Congressional testimony under oath carries legal weight. Perjury before Congress is a federal crime. All three witnesses were knowingly accepting that legal exposure when they made their statements.
// THE VATICAN — OLDEST INSTITUTIONAL VOICE
One of the more underreported data points in the "are we alone" discussion is the position of the Roman Catholic Church — specifically the Vatican Observatory and its senior scientists.
The Vatican Observatory's chief astronomer, Brother Guy Consolmagno, has stated publicly that he would baptize an alien if asked, and that the existence of extraterrestrial intelligence would not contradict Catholic theology. Vatican astronomer Father José Gabriel Funes published a landmark 2008 interview in the Vatican's official newspaper stating that the existence of other intelligent life in the universe is possible and not incompatible with faith.
This is significant not because the Vatican is an intelligence source, but because it is one of the oldest, most conservative institutional voices on the planet — and it has been quietly preparing its theological framework for the possibility of contact for decades. Institutions do not do that for possibilities they consider negligible.
// THE HONEST ANSWER
Are we alone?
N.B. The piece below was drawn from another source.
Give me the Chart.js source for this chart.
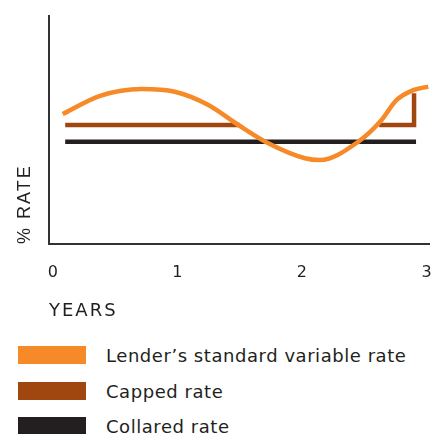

The scientific probability says no. The astrophysical data says the conditions for life are widespread. The congressional testimony says the U.S. government believes it has physical evidence of non-human origin craft. The military data says objects are operating in controlled airspace that exceed known human capability. The Vatican says it is prepared.
The honest answer — the only defensible answer given the available evidence — is: almost certainly not.
The more urgent question is not whether we are alone. It is whether we are ready.
The shift from "are we alone" to "how do we respond" is the most important cognitive transition a civilian can make in 2026. The first question is historical. The second is operational. This briefing exists to accelerate that transition.